A titre d’exemple, la marque Longchamp a lancé une campagne de native advertising via le Journal des femmes, au sein de la rubrique « L’expression des marques ». Introduite par la baseline « Les marques s’adressent aux lecteurs du Journal des femmes », cette rubrique est présentée comme un espace communication privilégiée entre la marque et ses potentiels clients, au sein duquel sont publiés différents articles dédiés à la marque Longchamp et à ses produits, qui sont relayés sur la page d’accueil du site du journal et les newsletters.

D’autres en revanche proposent d’intégrer de manière automatique une publicité au sein d’un flux éditorial de plusieurs sites d’éditeurs ou au sein d’une page d’actualité d’un moteur de recherche, par exemple l’offre Yahoo Stream Ads, qui renvoie vers le site de la marque en question.

En fonction de l’offre choisie, le contenu de l’article est rédigé par le site éditeur ou par l’agence de communication, en collaboration ou non avec l’annonceur, ce qui laisse entrevoir un aléa certain quant au contrôle du contenu et sa crédibilité.

Le cadre juridique

Le native advertising doit respecter les règles classiques du droit de la publicité ainsi que les principes déontologiques posés par l’Autorité de régulation professionnelle de la publicité (ARPP), notamment sa recommandation « Communication publicitaire digitale ».

En effet, l’ARPP rappelle que : « La publicité doit pouvoir être clairement identifiée comme telle, et ce quelle que soit la forme sous laquelle elle se présente.
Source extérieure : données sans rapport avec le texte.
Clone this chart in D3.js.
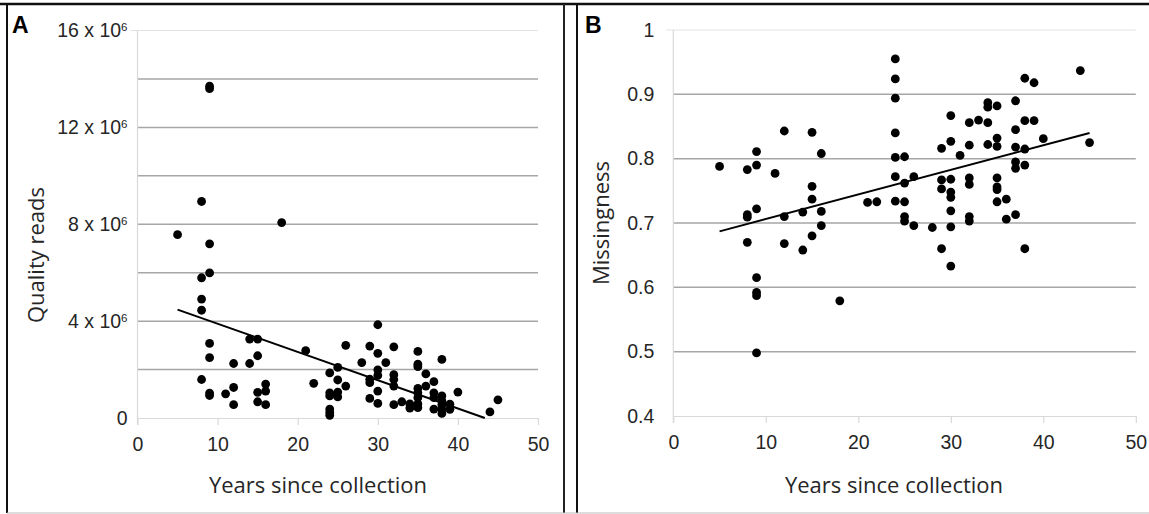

Cette identification peut se faire par tout moyen nettement perceptible permettant de rendre d’emblée non équivoque pour le public la nature publicitaire du message ».

De même, l’annonceur doit être aisément identifiable par le lecteur afin d’éviter tout risque de confusion sur l’émetteur du message publicitaire.

Le respect de cette règle essentielle d’identification de la publicité est sans aucun doute la principale difficulté rencontrée par les acteurs du native advertising pour mettre en conformité cette nouvelle pratique avec le droit de la publicité.

Le fait d’intégrer une publicité au sein d’un article ou d’un flux d’actualité ne doit pas être un moyen de dissimuler aux yeux de l’internaute le caractère promotionnel du message, ce qui implique un effort de transparence de tous les acteurs du native advertising.

En effet, la publicité générée doit également être loyale, véridique et honnête afin d’assurer la confiance de l’internaute, protégé par les règles du droit de la consommation.

En effet, les articles L.120-1 et suivants du Code de la consommation prohibent toute pratique commerciale déloyale, dont la publicité trompeuse, qui altère, ou est susceptible d’altérer de manière substantielle, le comportement économique du consommateur normalement informé et raisonnablement attentif et avisé, à l’égard d’un bien ou d’un service.

Dès lors, il importe que les mentions pertinentes relatives au native advertising soient lisibles et intelligibles, ce qui est le cas notamment des rubriques « L’expression des marques » (Le journal des femmes) et « Contenu de marque » (Le Huffington Post) au sein desquelles le nom de l’annonceur est clairement identifié.